Moore told reporters that the Pentagon does not know whether it has significant reliability or performance problems but that a Texas Instruments chip with a broken electrical circuit caused the computer system on the Discovery space shuttle to "hiccup" last month, forcing a postponement of the launching.
Moore said the Pentagon is confronted with something "pretty serious" but has not conducted tests that would enable it to judge whether weapons that include the Texas Instruments chips might not work in training or combat.
Pentagon spokesman Michael Burch said at the same briefing that there is "the possibility" of a criminal investigation into Texas Instruments' testing procedures on chips sold to defense contractors.
The Pentagon spotlight on Texas Instruments comes as the administration is under attack by critics in Congress and elsewhere for allowing military contractors to charge inordinately high prices for such simple items as hammers and spare parts. The Pentagon also has moved against other contractors for shoddy performance.
Moore said the problem with the shuttle chip came four months after IBM had discovered that 15 million Taiwan-made chips that it had bought over an eight-year period from Texas Instruments had not been tested adequately.
IBM first discussed its findings with Texas Instruments, Moore said, but apparently could not resolve the problem at that level and reported the situation to the Pentagon.
"They really came to protect themselves," Moore said, referring to IBM. Texas Instruments, he charged, showed "lack of discipline" in not following its own testing program before delivering its chips to IBM and other contractors. This situation looks "pretty serious to me," Moore said.
"Fifteen million is the example at IBM," Moore said in declaring that he has no estimate of the total number of inadequately tested chips that may be in weapons. More than 80 other defense contractors may have purchased as many as 4,700 types of chips from Texas Instruments, he said.
Contractors, in building weapons, often seek permission to use parts available on the civilian market that are cheaper but not always rugged or reliable enough to meet military specifications. Asked if the current situation involves an argument to insist on parts that meet military specifications, Moore replied, "It sure as hell is."
Asked how so many chips could go out before being tested by the supplying company, he said, "I can't answer for executives who don't pay any attention to their responsibilities."
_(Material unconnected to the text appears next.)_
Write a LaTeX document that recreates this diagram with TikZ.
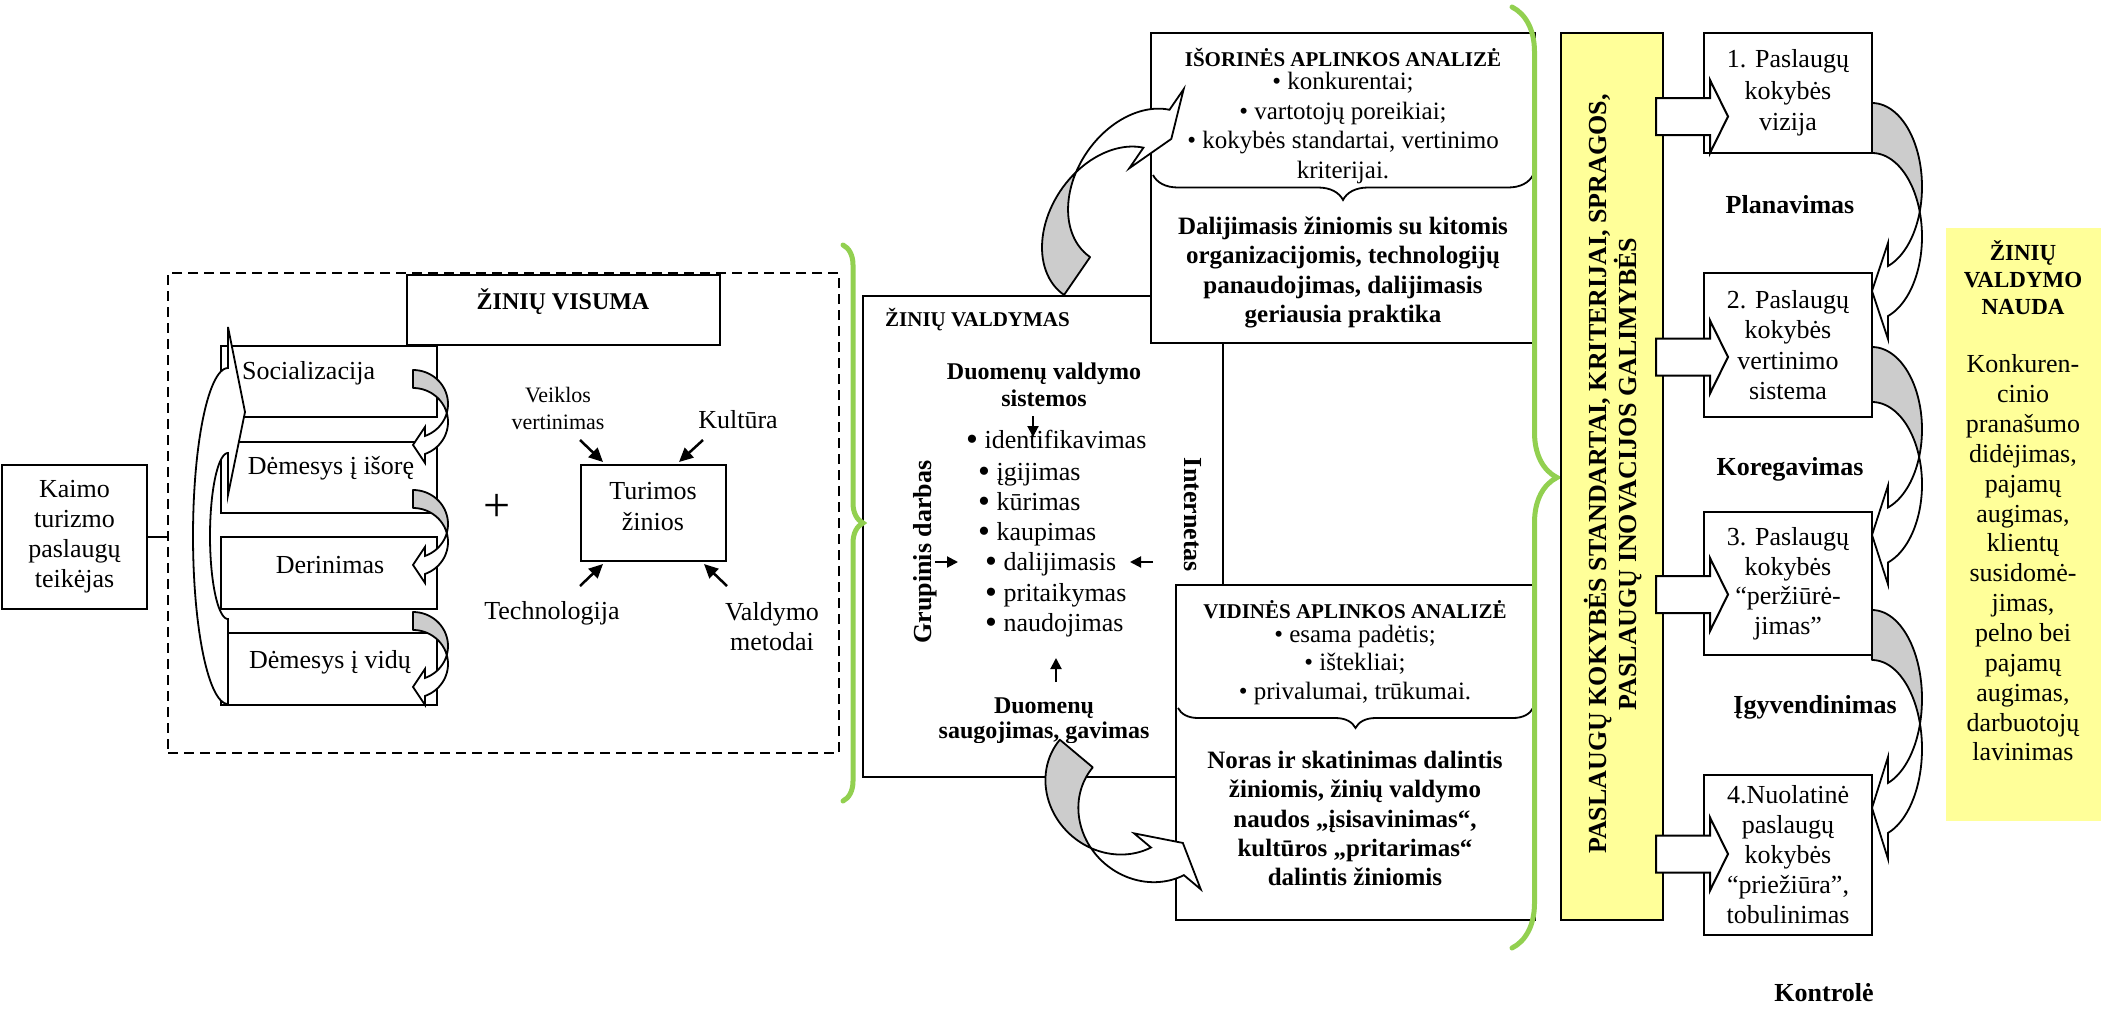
\documentclass[tikz,border=0pt]{standalone}
\usepackage{fontspec}
\setmainfont{Liberation Serif}
\usetikzlibrary{arrows.meta,calc,decorations.pathreplacing}
\definecolor{lgreen}{HTML}{92D050}
\definecolor{lyellow}{HTML}{FFFF99}
\definecolor{rgray}{HTML}{CCCCCC}

\tikzset{
  box/.style={draw, line width=2pt, fill=white, inner sep=0pt},
  wh/.style 2 args={minimum width=#1pt, minimum height=#2pt},
  tx/.style 2 args={font=\fontsize{#1}{#2}\selectfont, inner sep=0pt, align=center},
  bx/.style 2 args={font=\fontsize{#1}{#2}\selectfont\bfseries, inner sep=0pt, align=center},
  ribbonback/.style={draw=black, line width=1.8pt, fill=rgray, line join=round},
  ribbonfront/.style={draw=black, line width=1.8pt, fill=white, line join=miter},
  tarrow/.style={line width=2.5pt, -{Triangle[length=14pt,width=13pt]}},
  sarrow/.style={line width=2pt, -{Triangle[length=11pt,width=11pt]}},
  greenbrace/.style={draw=lgreen, line width=5pt, line cap=round, decorate,
    decoration={brace, amplitude=#1pt, aspect=0.5}},
  thinbrace/.style={draw=black, line width=1.8pt, decorate,
    decoration={brace, amplitude=#1pt, aspect=0.5}},
  blockarrow/.style={draw, line width=2pt, fill=white, line join=miter},
}

% large bullet for the list of knowledge processes
\newcommand\bigbul{{\fontsize{34}{30}\selectfont\raisebox{-2pt}{•}}}

% twisted ribbon arrow: back part (grey) from the start, front part (white) ending in a head
% #1 x radius, #2 y radius, #3 band thickness, #4 head length, #5 barb extension
\newcommand\ribbon[5]{%
  \pgfmathsetmacro\rbRx{#1}%
  \pgfmathsetmacro\rbRy{#2}%
  \pgfmathsetmacro\rbTh{#3}%
  \pgfmathsetmacro\rbHl{#4}%
  \pgfmathsetmacro\rbE{#5}%
  \pgfmathsetmacro\rbPa{acos(-\rbTh/(2*\rbRy))}%
  \pgfmathsetmacro\rbPb{acos(\rbTh/(2*\rbRy))}%
  \pgfmathsetmacro\rbPe{180-asin(\rbHl/\rbRx)}%
  \pgfmathsetmacro\rbYa{-\rbRy*cos(\rbPe)}%
  \pgfmathsetmacro\rbYb{\rbTh-\rbRy*cos(\rbPe)}%
  \pgfmathsetmacro\rbYt{(\rbYa+\rbYb)/2}%
  \path[ribbonback] plot[variable=\t,domain=0:1,samples=32]
      ({\rbRx*sin(\t*\rbPa)},{-\rbRy*cos(\t*\rbPa)})
    -- plot[variable=\t,domain=0:1,samples=32]
      ({\rbRx*sin((1-\t)*\rbPb)},{\rbTh-\rbRy*cos((1-\t)*\rbPb)}) -- cycle;
  \path[ribbonfront] plot[variable=\t,domain=0:1,samples=32]
      ({\rbRx*sin(\rbPa+\t*(\rbPe-\rbPa))},{-\rbRy*cos(\rbPa+\t*(\rbPe-\rbPa))})
    -- ({\rbHl},{\rbYa-\rbE}) -- (0,{\rbYt}) -- ({\rbHl},{\rbYb+\rbE})
    -- plot[variable=\t,domain=0:1,samples=32]
      ({\rbRx*sin(\rbPe-\t*(\rbPe-\rbPb))},{\rbTh-\rbRy*cos(\rbPe-\t*(\rbPe-\rbPb))}) -- cycle;
}

% block arrow from the yellow bar into a step box, #1 = y of its axis
\newcommand\blockarr[1]{%
  \path[blockarrow] (1656,{#1-18.5}) -- (1710,{#1-18.5}) -- (1710,{#1-36.5}) -- (1728,{#1})
    -- (1710,{#1+36.5}) -- (1710,{#1+18.5}) -- (1656,{#1+18.5}) -- cycle;}

\begin{document}
\begin{tikzpicture}[x=1pt,y=-1pt]
\useasboundingbox (0,0) rectangle (2101,1013);

% ---------- provider and the whole of knowledge ----------
\node[draw, dash pattern=on 10pt off 6pt, line width=2pt, wh={671}{480}] (whole) at (503.5,513) {};
\node[box, wh={145}{144}, tx={26}{30}] (kaimo) at (74.5,537) {Kaimo\\turizmo\\paslaugų\\teikėjas};
\draw[line width=2pt] (kaimo.east) -- (kaimo.east -| whole.west);

\node[box, wh={313}{70}] (visuma) at (563.5,310) {};
\node[bx={24}{28}] at (563,302) {ŽINIŲ VISUMA};

\node[box, wh={216}{71}] (s1) at (329,381.5) {};
\node[box, wh={216}{71}] (s2) at (329,477.5) {};
\node[box, wh={216}{72}] (s3) at (329,573) {};
\node[box, wh={216}{72}] (s4) at (329,669) {};

% large return arrow on the left of the stack
\path[draw, line width=1.8pt, fill=white, line join=miter]
  plot[variable=\t,domain=0:180,samples=60] ({228-35*sin(\t)},{536+168*cos(\t)})
  -- (228,327) -- (245,412) -- (228,495)
  -- plot[variable=\t,domain=0:180,samples=60] ({228-18*sin(180-\t)},{536+83*cos(180-\t)})
  -- cycle;

% small ribbons between the stacked steps
\begin{scope}[shift={(413,404)}]\ribbon{35}{34}{18}{12}{9}\end{scope}
\begin{scope}[shift={(413,524)}]\ribbon{35}{34}{18}{12}{9}\end{scope}
\begin{scope}[shift={(413,646)}]\ribbon{35}{34}{18}{12}{9}\end{scope}

\node[tx={26}{30}, anchor=west] at (242,373) {Socializacija};
\node[tx={26}{30}] at (331,468) {Dėmesys į išorę};
\node[tx={26}{30}] at (330,565) {Derinimas};
\node[tx={26}{30}] at (330,662) {Dėmesys į vidų};

\node[tx={48}{48}] (plus) at (497,508) {+};
\node[box, wh={145}{96}] (tur) at (653.5,513) {};
\node[tx={26}{31}] at (653,507) {Turimos\\žinios};
\node[tx={22}{27}] (veik) at (558,408) {Veiklos\\vertinimas};
\node[tx={26}{30}] (kult) at (738,420) {Kultūra};
\node[tx={26}{30}] (tech) at (552,613) {Technologija};
\node[tx={26}{30}] (valdm) at (772,627) {Valdymo\\metodai};
\draw[tarrow] ($(tur.north west)+(0,-24)$) -- ($(tur.north west)+(23,-2)$);
\draw[tarrow] ($(tur.north east)+(-24,-24)$) -- ($(tur.north east)+(-48,-2)$);
\draw[tarrow] ($(tur.south west)+(0,24)$) -- ($(tur.south west)+(23,2)$);
\draw[tarrow] ($(tur.south east)+(0,24)$) -- ($(tur.south east)+(-23,2)$);

% ---------- knowledge management ----------
\node[box, wh={360}{481}] (zv) at (1043,536.5) {};
\node[box, wh={384}{310}] (isor) at (1343,188) {};
\node[box, wh={359}{335}] (vid) at (1355.5,752.5) {};

\node[bx={21}{25}, anchor=west] at (885,320) {ŽINIŲ VALDYMAS};
\node[bx={24}{27}] (dvs) at (1044,384.5) {Duomenų valdymo\\sistemos};
\node[tx={26}{30}, anchor=base west] (l1) at (966,448) {\bigbul\ identifikavimas};
\node[tx={26}{30}, anchor=base west] (l2) at (978,480) {\bigbul\ įgijimas};
\node[tx={26}{30}, anchor=base west] (l3) at (978,510) {\bigbul\ kūrimas};
\node[tx={26}{30}, anchor=base west] (l4) at (978,540) {\bigbul\ kaupimas};
\node[tx={26}{30}, anchor=base west] (l5) at (985,570) {\bigbul\ dalijimasis};
\node[tx={26}{30}, anchor=base west] (l6) at (985,601) {\bigbul\ pritaikymas};
\node[tx={26}{30}, anchor=base west] (l7) at (985,631) {\bigbul\ naudojimas};
\node[bx={26}{30}, rotate=90] (grup) at (925,552) {Grupinis darbas};
\node[bx={26}{30}, rotate=-90] (inet) at (1193,515) {Internetas};
\draw[sarrow] (1033,416) -- (1033,437);
\draw[sarrow] (1056,682) -- (1056,658);
\draw[sarrow] (935,562) -- (958,562);
\draw[sarrow] (1153,562) -- (1130,562);
\begin{scope}
  \clip (880,680) rectangle (1200,742);
  \node[bx={24}{25}] (dsg) at (1044,720.5) {Duomenų\\saugojimas, gavimas};
\end{scope}

\node[bx={21}{25}] at (1343,57) {IŠORINĖS APLINKOS ANALIZĖ};
\node[tx={25}{29.5}] at (1343,128) {• konkurentai;\\• vartotojų poreikiai;\\• kokybės standartai, vertinimo\\kriterijai.};
\draw[thinbrace=25] (1533,175) -- (1153,175);
\node[bx={25}{29.5}] at (1343,272.5) {Dalijimasis žiniomis su kitomis\\organizacijomis, technologijų\\panaudojimas, dalijimasis\\geriausia praktika};

\node[bx={21}{25}] at (1355,610) {VIDINĖS APLINKOS ANALIZĖ};
\node[tx={25}{28.5}] at (1355,664.5) {• esama padėtis;\\• ištekliai;\\• privalumai, trūkumai.};
\draw[thinbrace=20] (1533,708) -- (1178,708);
\node[bx={25}{29.25}] at (1355,818.5) {Noras ir skatinimas dalintis\\žiniomis, žinių valdymo\\naudos „įsisavinimas“,\\kultūros „pritarimas“\\dalintis žiniomis};

% ribbons from knowledge management to the two analyses
\begin{scope}[shift={(1112.2,224.9)}, rotate=145.5]\ribbon{62}{85}{46}{18}{25}\end{scope}
\begin{scope}[shift={(1115,786)}, rotate=50, xscale=-1]\ribbon{66}{72}{43}{24}{22}\end{scope}

% green braces
\draw[greenbrace=20] (843,245) -- (843,801);
\draw[greenbrace=45] (1512,7) -- (1512,948);

% ---------- quality cycle ----------
\node[box, fill=lyellow, wh={102}{887}] (bar) at (1612,476.5) {};
\node[bx={26}{30}, rotate=90] at (1613,474) {PASLAUGŲ KOKYBĖS STANDARTAI, KRITERIJAI, SPRAGOS,\\PASLAUGŲ INOVACIJOS GALIMYBĖS};

\node[box, wh={168}{120}, tx={26}{31.5}] (b1) at (1788,93) {1. Paslaugų\\kokybės\\vizija};
\node[box, wh={168}{144}, tx={26}{30.5}] (b2) at (1788,345) {2. Paslaugų\\kokybės\\vertinimo\\sistema};
\node[box, wh={168}{143}, tx={26}{29.5}] (b3) at (1788,583.5) {3. Paslaugų\\kokybės\\“peržiūrė-\\jimas”};
\node[box, wh={168}{160}, tx={26}{30}] (b4) at (1788,855) {4.Nuolatinė\\paslaugų\\kokybės\\“priežiūra”,\\tobulinimas};

\blockarr{116.5}
\blockarr{357}
\blockarr{594.5}
\blockarr{854}

\begin{scope}[shift={(1872,186.7)}]\ribbon{50}{83.7}{50}{16}{23}\end{scope}
\begin{scope}[shift={(1872,429.4)}]\ribbon{50}{82.4}{55}{16}{22}\end{scope}
\begin{scope}[shift={(1872,698.8)}]\ribbon{50}{88.8}{50}{16}{26}\end{scope}

\node[bx={26}{30}] at (1790,205) {Planavimas};
\node[bx={26}{30}] at (1790,469) {Koregavimas};
\node[bx={26}{30}] at (1815,707) {Įgyvendinimas};
\node[bx={26}{30}] at (1824,993) {Kontrolė};

% ---------- benefit ----------
\node[fill=lyellow, wh={155}{593}] (nauda) at (2023.5,524.5) {};
\node[bx={23}{27}] at (2023,278) {ŽINIŲ\\VALDYMO\\NAUDA};
\node[tx={26}{29.85}] at (2023,558) {Konkuren-\\cinio\\pranašumo\\didėjimas,\\pajamų\\augimas,\\klientų\\susidomė-\\jimas,\\pelno bei\\pajamų\\augimas,\\darbuotojų\\lavinimas};
\end{tikzpicture}
\end{document}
Asked why the government, rather than IBM, did not detect the alleged failure of Texas Instruments to conduct the required tests on its parts, Pentagon officials said prime contractors are responsible for ensuring that parts in their finished products meet reliability standards before being delivered to the government.
Neureiter said his firm is going through its records to determine if delivered chips were tested in conformance to the standards set down by the contractor. He said failure to conduct every one of the testing steps specified by the contractors does not mean the weapon would not work. "We have been conducting an in-depth review of all our testing procedures since early this year," Moore said.